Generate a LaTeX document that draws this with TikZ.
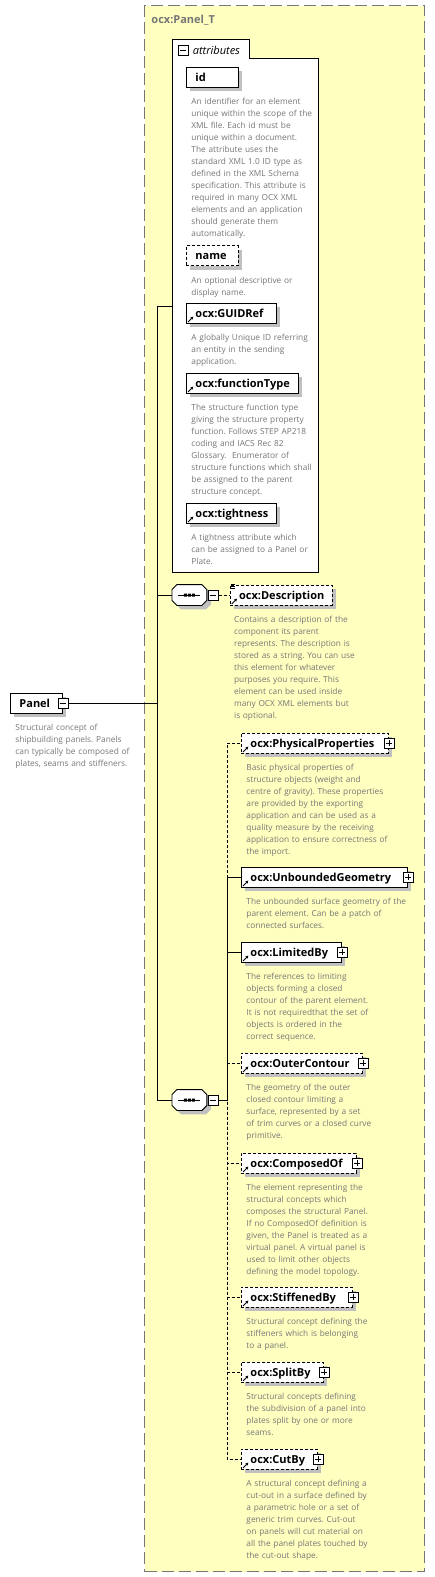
\documentclass[tikz,border=0pt]{standalone}
\usepackage{fontspec}
\setmainfont{Open Sans}
\usepackage{xcolor}
\usepackage{tikz}
\usetikzlibrary{positioning, shapes, arrows, arrows.meta, shadows}

\definecolor{fondtype}{RGB}{255,255,192}
\definecolor{gristexte}{RGB}{118,118,118}
\definecolor{grisombre}{RGB}{192,192,192}
\frenchspacing

\begin{document}
\begin{tikzpicture}[x=1pt, y=-1pt, line width=0.9pt, >=latex']
        % Définition des styles
        \tikzstyle{ombre} = [drop shadow={shadow xshift=4pt, shadow yshift=-4pt, fill=grisombre, opacity=1}]
        \tikzstyle{elem} = [draw, fill=white, anchor=west, minimum height=20pt, inner xsep=9pt, inner ysep=0pt, text height=9pt, text depth=1pt, align=left, font=\bfseries\fontsize{11}{12}\selectfont, ombre]
        \tikzstyle{opt} = [dash pattern=on 3pt off 2pt]
        \tikzstyle{desc} = [anchor=base west, inner sep=0pt, text width=200pt, align=left, text=gristexte, font=\fontsize{8.3}{12}\selectfont]
        \tikzstyle{plusbox} = [draw, fill=white, line width=0.8pt, minimum size=10pt, inner sep=0pt, path picture={\draw ([xshift=2pt]path picture bounding box.west) -- ([xshift=-2pt]path picture bounding box.east) ([yshift=-2pt]path picture bounding box.north) -- ([yshift=2pt]path picture bounding box.south);}]
        \tikzstyle{moinsbox} = [draw, fill=white, line width=0.8pt, minimum size=10pt, inner sep=0pt, path picture={\draw ([xshift=2pt]path picture bounding box.west) -- ([xshift=-2pt]path picture bounding box.east);}]
        \tikzstyle{seq} = [rectangle, minimum width=34pt, minimum height=20pt, inner sep=0pt, anchor=west]
        \tikzstyle{octo} = [fill=white, ombre]
        \tikzstyle{icone} = [-{Latex[length=3pt, width=3.2pt]}, line width=0.9pt]

        % Fond du type complexe
        \useasboundingbox (0,0) rectangle (435,1577);
        \node [draw=gristexte, fill=fondtype, line width=1pt, dash pattern=on 12pt off 5pt, anchor=north west, minimum width=280pt, minimum height=1566pt, inner sep=0pt] (panelT) at (144,5) {};
        \node [anchor=west, inner sep=0pt, text=gristexte, font=\bfseries\fontsize{11}{12}\selectfont] (titre) at (151,20) {ocx:Panel\_T};

        % Groupe des attributs
        \filldraw [fill=white] (172,572) -- (172,39) -- (249,39) -- (249,58) -- (318,58) -- (318,572) -- cycle;
        \node [moinsbox] (attrM) at (183,50) {};
        \node [right=4pt of attrM, inner sep=0pt, font=\itshape\fontsize{11}{12}\selectfont] (attrL) {attributes};
        \coordinate (attrIn) at (172,306);

        \node [elem, text width=34pt] (id) at (186,77) {id};
        \node [desc] (idD) at ([xshift=5pt, yshift=-17.5pt]id.south west) {An identifier for an element\\unique within the scope of the\\XML file. Each id must be\\unique within a document.\\The attribute uses the\\standard XML 1.0 ID type as\\defined in the XML Schema\\specification. This attribute is\\required in many OCX XML\\elements and an application\\should generate them\\automatically.};

        \node [elem, opt, text width=34pt] (nom) at (186,255.5) {name};
        \node [desc] (nomD) at ([xshift=5pt, yshift=-17.5pt]nom.south west) {An optional descriptive or\\display name.};

        \node [elem, text width=72pt] (guid) at (186,313) {ocx:GUIDRef};
        \node [desc] (guidD) at ([xshift=5pt, yshift=-17.5pt]guid.south west) {A globally Unique ID referring\\an entity in the sending\\application.};

        \node [elem, text width=94pt] (ftype) at (186,383) {ocx:functionType};
        \node [desc] (ftypeD) at ([xshift=5pt, yshift=-17.5pt]ftype.south west) {The structure function type\\giving the structure property\\function. Follows STEP AP218\\coding and IACS Rec 82\\Glossary.\ \ Enumerator of\\structure functions which shall\\be assigned to the parent\\structure concept.};

        \node [elem, text width=72pt] (tight) at (186,513) {ocx:tightness};
        \node [desc] (tightD) at ([xshift=5pt, yshift=-17.5pt]tight.south west) {A tightness attribute which\\can be assigned to a Panel or\\Plate.};

        % Élément racine
        \node [elem, text width=34pt] (panel) at (10,703) {Panel};
        \node [moinsbox] (panelM) at (panel.east) {};
        \node [desc] (panelD) at ([xshift=5pt, yshift=-17.5pt]panel.south west) {Structural concept of\\shipbuilding panels. Panels\\can typically be composed of\\plates, seams and stiffeners.};

        % Première séquence
        \node [seq] (seq1) at (172,595) {};
        \filldraw [octo] ([xshift=5pt]seq1.north west) -- ([xshift=-5pt]seq1.north east) -- ([yshift=-5pt]seq1.north east) -- ([yshift=5pt]seq1.south east) -- ([xshift=-5pt]seq1.south east) -- ([xshift=5pt]seq1.south west) -- ([yshift=5pt]seq1.south west) -- ([yshift=-5pt]seq1.north west) -- cycle;
        \node [moinsbox, right=1pt of seq1] (seq1M) {};
        \node [elem, opt, text width=84pt, right=11pt of seq1M] (descr) {ocx:Description};
        \node [desc] (descrD) at ([xshift=4pt, yshift=-17.5pt]descr.south west) {Contains a description of the\\component its parent\\represents. The description is\\stored as a string. You can use\\this element for whatever\\purposes you require. This\\element can be used inside\\many OCX XML elements but\\is optional.};

        % Deuxième séquence
        \node [seq] (seq2) at (172,1100) {};
        \filldraw [octo] ([xshift=5pt]seq2.north west) -- ([xshift=-5pt]seq2.north east) -- ([yshift=-5pt]seq2.north east) -- ([yshift=5pt]seq2.south east) -- ([xshift=-5pt]seq2.south east) -- ([xshift=5pt]seq2.south west) -- ([yshift=5pt]seq2.south west) -- ([yshift=-5pt]seq2.north west) -- cycle;
        \node [moinsbox, right=1pt of seq2] (seq2M) {};
        \coordinate (fourche) at (227,1100);

        \node [elem, opt, text width=129pt] (phys) at (241,743) {ocx:PhysicalProperties};
        \node [plusbox] (physP) at (phys.east) {};
        \node [desc] (physD) at ([xshift=5pt, yshift=-17.5pt]phys.south west) {Basic physical properties of\\structure objects (weight and\\centre of gravity). These properties\\are provided by the exporting\\application and can be used as a\\quality measure by the receiving\\application to ensure correctness of\\the import.};

        \node [elem, text width=148pt] (unb) at (241,877) {ocx:UnboundedGeometry};
        \node [plusbox] (unbP) at (unb.east) {};
        \node [desc] (unbD) at ([xshift=5pt, yshift=-17.5pt]unb.south west) {The unbounded surface geometry of the\\parent element. Can be a patch of\\connected surfaces.};

        \node [elem, text width=82pt] (lim) at (241,952) {ocx:LimitedBy};
        \node [plusbox] (limP) at (lim.east) {};
        \node [desc] (limD) at ([xshift=5pt, yshift=-17.5pt]lim.south west) {The references to limiting\\objects forming a closed\\contour of the parent element.\\It is not requiredthat the set of\\objects is ordered in the\\correct sequence.};

        \node [elem, opt, text width=103pt] (outer) at (241,1063) {ocx:OuterContour};
        \node [plusbox] (outerP) at (outer.east) {};
        \node [desc] (outerD) at ([xshift=5pt, yshift=-17.5pt]outer.south west) {The geometry of the outer\\closed contour limiting a\\surface, represented by a set\\of trim curves or a closed curve\\primitive.};

        \node [elem, opt, text width=97pt] (comp) at (241,1163) {ocx:ComposedOf};
        \node [plusbox] (compP) at (comp.east) {};
        \node [desc] (compD) at ([xshift=5pt, yshift=-17.5pt]comp.south west) {The element representing the\\structural concepts which\\composes the structural Panel.\\If no ComposedOf definition is\\given, the Panel is treated as a\\virtual panel. A virtual panel is\\used to limit other objects\\defining the model topology.};

        \node [elem, opt, text width=93pt] (stiff) at (241,1297) {ocx:StiffenedBy};
        \node [plusbox] (stiffP) at (stiff.east) {};
        \node [desc] (stiffD) at ([xshift=5pt, yshift=-17.5pt]stiff.south west) {Structural concept defining the\\stiffeners which is belonging\\to a panel.};

        \node [elem, opt, text width=64pt] (split) at (241,1372) {ocx:SplitBy};
        \node [plusbox] (splitP) at (split.east) {};
        \node [desc] (splitD) at ([xshift=5pt, yshift=-17.5pt]split.south west) {Structural concepts defining\\the subdivision of a panel into\\plates split by one or more\\seams.};

        \node [elem, opt, text width=58pt] (cut) at (241,1459) {ocx:CutBy};
        \node [plusbox] (cutP) at (cut.east) {};
        \node [desc] (cutD) at ([xshift=5pt, yshift=-17.5pt]cut.south west) {A structural concept defining a\\cut-out in a surface defined by\\a parametric hole or a set of\\generic trim curves. Cut-out\\on panels will cut material on\\all the panel plates touched by\\the cut-out shape.};

        % Symboles des séquences
        \draw ([xshift=-11pt]seq1.center) -- ([xshift=11pt]seq1.center);
        \fill ([xshift=-5.5pt, yshift=1.5pt]seq1.center) rectangle ++(3,3) ++(1,-3) rectangle ++(3,3) ++(1,-3) rectangle ++(3,3);
        \draw ([xshift=-11pt]seq2.center) -- ([xshift=11pt]seq2.center);
        \fill ([xshift=-5.5pt, yshift=1.5pt]seq2.center) rectangle ++(3,3) ++(1,-3) rectangle ++(3,3) ++(1,-3) rectangle ++(3,3);

        % Icônes de référence
        \draw [icone] ([xshift=2pt, yshift=1.5pt]guid.south west) -- ++(5.5,-5.5);
        \draw [icone] ([xshift=2pt, yshift=1.5pt]ftype.south west) -- ++(5.5,-5.5);
        \draw [icone] ([xshift=2pt, yshift=1.5pt]tight.south west) -- ++(5.5,-5.5);
        \draw [icone] ([xshift=2pt, yshift=1.5pt]descr.south west) -- ++(5.5,-5.5);
        \draw [icone] ([xshift=2pt, yshift=1.5pt]phys.south west) -- ++(5.5,-5.5);
        \draw [icone] ([xshift=2pt, yshift=1.5pt]unb.south west) -- ++(5.5,-5.5);
        \draw [icone] ([xshift=2pt, yshift=1.5pt]lim.south west) -- ++(5.5,-5.5);
        \draw [icone] ([xshift=2pt, yshift=1.5pt]outer.south west) -- ++(5.5,-5.5);
        \draw [icone] ([xshift=2pt, yshift=1.5pt]comp.south west) -- ++(5.5,-5.5);
        \draw [icone] ([xshift=2pt, yshift=1.5pt]stiff.south west) -- ++(5.5,-5.5);
        \draw [icone] ([xshift=2pt, yshift=1.5pt]split.south west) -- ++(5.5,-5.5);
        \draw [icone] ([xshift=2pt, yshift=1.5pt]cut.south west) -- ++(5.5,-5.5);
        \draw [line width=0.6pt] ([xshift=1pt]descr.north west) -- ++(4,0) ++(-4,2) -- ++(4,0) ++(-4,2) -- ++(4,0);

        % Connexions
        \coordinate (busHaut) at (157,306);
        \coordinate (busBas) at (157,1100);
        \draw (busHaut) -- (busBas);
        \draw (busHaut) -- (attrIn);
        \draw (panelM.east) -- (panelM.east -| busHaut);
        \draw (busHaut |- seq1.west) -- (seq1.west);
        \draw (busBas) -- (seq2.west);
        \draw [opt] (seq1M.east) -- (descr.west);

        \draw [opt] (seq2M.east) -- (fourche) |- (phys.west);
        \draw [opt] (seq2M.east) -- (fourche) |- (outer.west);
        \draw [opt] (seq2M.east) -- (fourche) |- (comp.west);
        \draw [opt] (seq2M.east) -- (fourche) |- (stiff.west);
        \draw [opt] (seq2M.east) -- (fourche) |- (split.west);
        \draw [opt] (seq2M.east) -- (fourche) |- (cut.west);
        \draw (seq2M.east) -- (fourche) |- (unb.west);
        \draw (seq2M.east) -- (fourche) |- (lim.west);

\end{tikzpicture}
\end{document}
━━━━━━━━━━
■ **TASK DIRECTIONS**: Skip the pictures, please, and transcribe only the lines from the beginning of the material through the one that contains "(titre) at (151,20)".

■ **FINISHED ANSWER**:
Generate a LaTeX document that draws this with TikZ.
\documentclass[tikz,border=0pt]{standalone}
\usepackage{fontspec}
\setmainfont{Open Sans}
\usepackage{xcolor}
\usepackage{tikz}
\usetikzlibrary{positioning, shapes, arrows, arrows.meta, shadows}

\definecolor{fondtype}{RGB}{255,255,192}
\definecolor{gristexte}{RGB}{118,118,118}
\definecolor{grisombre}{RGB}{192,192,192}
\frenchspacing

\begin{document}
\begin{tikzpicture}[x=1pt, y=-1pt, line width=0.9pt, >=latex']
        % Définition des styles
        \tikzstyle{ombre} = [drop shadow={shadow xshift=4pt, shadow yshift=-4pt, fill=grisombre, opacity=1}]
        \tikzstyle{elem} = [draw, fill=white, anchor=west, minimum height=20pt, inner xsep=9pt, inner ysep=0pt, text height=9pt, text depth=1pt, align=left, font=\bfseries\fontsize{11}{12}\selectfont, ombre]
        \tikzstyle{opt} = [dash pattern=on 3pt off 2pt]
        \tikzstyle{desc} = [anchor=base west, inner sep=0pt, text width=200pt, align=left, text=gristexte, font=\fontsize{8.3}{12}\selectfont]
        \tikzstyle{plusbox} = [draw, fill=white, line width=0.8pt, minimum size=10pt, inner sep=0pt, path picture={\draw ([xshift=2pt]path picture bounding box.west) -- ([xshift=-2pt]path picture bounding box.east) ([yshift=-2pt]path picture bounding box.north) -- ([yshift=2pt]path picture bounding box.south);}]
        \tikzstyle{moinsbox} = [draw, fill=white, line width=0.8pt, minimum size=10pt, inner sep=0pt, path picture={\draw ([xshift=2pt]path picture bounding box.west) -- ([xshift=-2pt]path picture bounding box.east);}]
        \tikzstyle{seq} = [rectangle, minimum width=34pt, minimum height=20pt, inner sep=0pt, anchor=west]
        \tikzstyle{octo} = [fill=white, ombre]
        \tikzstyle{icone} = [-{Latex[length=3pt, width=3.2pt]}, line width=0.9pt]

        % Fond du type complexe
        \useasboundingbox (0,0) rectangle (435,1577);
        \node [draw=gristexte, fill=fondtype, line width=1pt, dash pattern=on 12pt off 5pt, anchor=north west, minimum width=280pt, minimum height=1566pt, inner sep=0pt] (panelT) at (144,5) {};
        \node [anchor=west, inner sep=0pt, text=gristexte, font=\bfseries\fontsize{11}{12}\selectfont] (titre) at (151,20) {ocx:Panel\_T};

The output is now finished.